I am training my model with C++ frontend on CPU and 1 worker thread each core. Then I found most time only 1 CPU is fully utilized. I dump the stack and found that all my worker thread is waiting in the Engine::execute from engine.cpp. I read the source code and found that there is only 1 thread for CPU and 1 for every GPU.
Is there any method to run multiple backward() concurrently on each CPU? or should I use multi-processing?

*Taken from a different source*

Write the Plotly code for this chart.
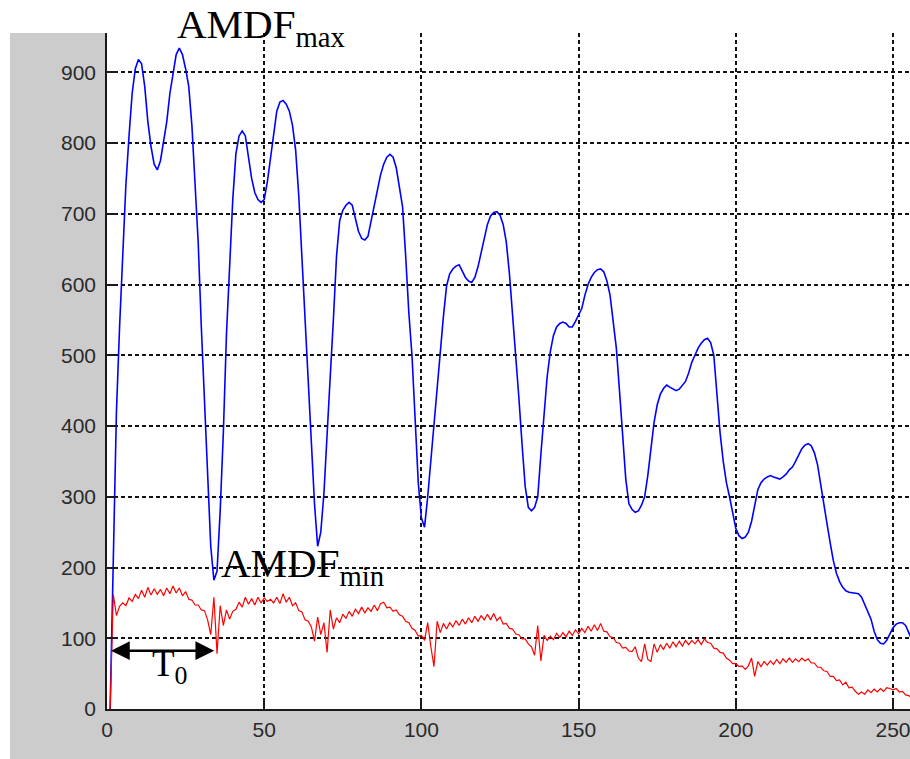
import plotly.graph_objects as go

# ---- data ----
lag = list(range(1, 257))

amdf_max = [
    0, 230, 420, 540, 640, 740, 810, 870, 905, 918,
    912, 880, 830, 795, 770, 762, 775, 800, 830, 870,
    900, 925, 934, 925, 905, 880, 825, 745, 660, 540,
    440, 320, 230, 182, 195, 280, 390, 530, 620, 720,
    785, 810, 817, 810, 780, 750, 730, 720, 716, 720,
    745, 780, 815, 845, 858, 860, 855, 845, 825, 790,
    725, 640, 560, 470, 385, 290, 230, 250, 305, 380,
    470, 550, 640, 690, 705, 712, 716, 712, 695, 675,
    665, 663, 668, 690, 715, 735, 755, 770, 780, 784,
    780, 765, 740, 710, 640, 560, 500, 410, 320, 270,
    257, 300, 350, 405, 455, 510, 555, 598, 615, 622,
    626, 628, 620, 610, 605, 603, 610, 625, 645, 665,
    685, 697, 702, 703, 698, 685, 660, 615, 560, 505,
    440, 375, 315, 285, 280, 285, 300, 360, 420, 470,
    505, 528, 540, 545, 547, 545, 540, 540, 548, 556,
    566, 585, 600, 610, 617, 621, 622, 618, 605, 585,
    550, 510, 450, 390, 325, 290, 282, 278, 280, 288,
    300, 330, 370, 405, 430, 445, 453, 458, 455, 452,
    450, 452, 458, 463, 475, 490, 500, 510, 517, 522,
    524, 518, 500, 440, 390, 350, 320, 300, 275, 255,
    245, 241, 243, 250, 265, 290, 310, 320, 325, 328,
    330, 328, 326, 325, 328, 332, 338, 342, 350, 360,
    368, 373, 375, 372, 362, 345, 315, 290, 262, 235,
    210, 192, 180, 172, 167, 165, 164, 164, 163, 158,
    148, 137, 127, 110, 98, 93, 92, 97, 106, 115,
    120, 122, 122, 118, 108, 98,
]

amdf_min = [
    0, 162, 132, 145, 150, 146, 157, 152, 162, 156,
    168, 158, 172, 161, 170, 162, 169, 160, 171, 163,
    174, 164, 171, 160, 166, 155, 154, 147, 147, 140,
    139, 126, 105, 158, 78, 146, 118, 140, 127, 138,
    141, 151, 144, 158, 148, 156, 147, 158, 150, 157,
    152, 155, 150, 158, 149, 163, 151, 158, 146, 150,
    139, 137, 126, 124, 116, 96, 130, 105, 122, 80,
    140, 113, 129, 122, 134, 128, 138, 131, 141, 135,
    144, 136, 143, 138, 147, 139, 149, 151, 143, 144,
    138, 140, 133, 131, 124, 122, 114, 111, 103, 104,
    97, 122, 88, 60, 124, 108, 121, 113, 122, 116,
    125, 118, 127, 120, 129, 122, 131, 124, 132, 126,
    134, 126, 135, 125, 130, 120, 121, 114, 113, 106,
    105, 99, 99, 92, 88, 76, 118, 68, 104, 97,
    103, 98, 107, 101, 108, 102, 110, 104, 112, 106,
    114, 108, 117, 110, 119, 111, 121, 110, 109, 102,
    101, 94, 93, 86, 87, 82, 81, 88, 72, 67,
    92, 70, 67, 92, 80, 91, 84, 93, 86, 95,
    88, 96, 89, 97, 91, 97, 92, 98, 91, 99,
    94, 93, 86, 85, 80, 79, 72, 69, 64, 64,
    60, 61, 56, 61, 72, 46, 67, 60, 67, 62,
    68, 63, 70, 64, 71, 66, 72, 66, 71, 67,
    72, 68, 71, 65, 65, 59, 59, 54, 53, 46,
    46, 40, 41, 34, 38, 30, 31, 25, 21, 24,
    21, 27, 23, 28, 24, 29, 25, 30, 29, 27,
    29, 24, 25, 20, 19, 15,
]

x_ticks = [0, 50, 100, 150, 200, 250]
y_ticks = [0, 100, 200, 300, 400, 500, 600, 700, 800, 900]

# T0 marker (period) and label positions in data units
t0_start, t0_end, t0_level = 0.8, 34.1, 82.4

fig = go.Figure()
fig.add_trace(go.Scatter(x=lag, y=amdf_max, mode="lines",
                         line=dict(color="#0000ff", width=1.6),
                         showlegend=False, hoverinfo="skip"))
fig.add_trace(go.Scatter(x=lag, y=amdf_min, mode="lines",
                         line=dict(color="#ff0000", width=1.2),
                         showlegend=False, hoverinfo="skip"))

tickfont = dict(family="Liberation Sans, Arial, sans-serif", size=21, color="#2a2a2a")
axis_common = dict(showline=True, linecolor="#1a1a1a", linewidth=1.5,
                   ticks="inside", ticklen=10, tickwidth=1.5, tickcolor="#1a1a1a",
                   showgrid=True, gridcolor="#111111", gridwidth=1.5, griddash="4px,3px",
                   zeroline=False, tickfont=tickfont, mirror=False,
                   ticklabeloverflow="allow")

fig.update_xaxes(range=[0, 255.4], tickvals=x_ticks, ticktext=[str(v) for v in x_ticks],
                 ticklabelstandoff=1, **axis_common)
fig.update_yaxes(range=[0, 955.5], tickvals=y_ticks, ticktext=[str(v) for v in y_ticks],
                 ticklabelstandoff=5, **axis_common)

gray = "#cccccc"
serif = "Liberation Serif, Times New Roman, serif"
fig.update_layout(
    width=910, height=759,
    margin=dict(l=107, r=0, t=33, b=50, pad=0),
    paper_bgcolor="white", plot_bgcolor="white",
    shapes=[
        dict(type="rect", xref="paper", yref="paper", x0=-0.1208, x1=0, y0=-0.075, y1=1,
             fillcolor=gray, line=dict(width=0), layer="below"),
        dict(type="rect", xref="paper", yref="paper", x0=0, x1=1.01, y0=-0.075, y1=0,
             fillcolor=gray, line=dict(width=0), layer="below"),
    ],
    annotations=[
        dict(x=21.6, y=925, xref="x", yref="y", text="AMDF<sub>max</sub>",
             showarrow=False, xanchor="left", yanchor="bottom",
             font=dict(family=serif, size=41, color="black")),
        dict(x=35.7, y=162, xref="x", yref="y", text="AMDF<sub>min</sub>",
             showarrow=False, xanchor="left", yanchor="bottom",
             font=dict(family=serif, size=41, color="black")),
        dict(x=13.6, y=24, xref="x", yref="y", text="T<sub>0</sub>",
             showarrow=False, xanchor="left", yanchor="bottom",
             font=dict(family=serif, size=37, color="black")),
        dict(x=t0_end, y=t0_level, ax=t0_start, ay=t0_level, xref="x", yref="y",
             axref="x", ayref="y", text="", showarrow=True,
             arrowhead=2, startarrowhead=2, arrowside="end+start",
             arrowwidth=2.5, arrowsize=1.5, startarrowsize=1.5,
             arrowcolor="black", standoff=0, startstandoff=0),
    ],
)

fig.write_html("out.html")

#0 pthread_cond_wait@@GLIBC_2.3.2 () at …/sysdeps/unix/sysv/linux/x86_64/pthread_cond_wait.S:185
#1 0x00007f65ea9d991c in std::condition_variable::wait(std::unique_lockstd::mutex&) () from /usr/lib/x86_64-linux-gnu/
#2 0x00007f65f53de39f in torch::autograd::Engine::execute(std::vector<torch::autograd::Edge, std::allocatortorch::autograd::Edge > const&, std::vector<torch::autograd::Variable, std::allocatortorch::autograd::Variable > const&, bool, bool, std::vector<torch::autograd::Edge, std::allocatortorch::autograd::Edge > const&) () from /root/libtorch/lib/
#3 0x00007f65f564e465 in torch::autograd::Variable::Impl::backward(c10::optionalat::Tensor, bool, bool) () from /root/libtorch/lib/
#4 0x00007f65f5650b80 in torch::autograd::VariableType::backward(at::Tensor&, c10::optionalat::Tensor, bool, bool) const () from /root/libtorch/lib/
#5 0x000000000040f8dc in at::Tensor::backward(c10::optionalat::Tensor, bool, bool) ()
#6 0x000000000040d20b in Env::train_critic(bool) ()

(Alban D) #2


The autograd engine has been designed assuming that each task to be done in the backward is more expensive than running the engine itself. Note that this is true for most current cnn applications.
With that in mind, only one thread is needed to drive the computations. Heavy operations like mm or convs can still use multithreading for each op if needed for best performance.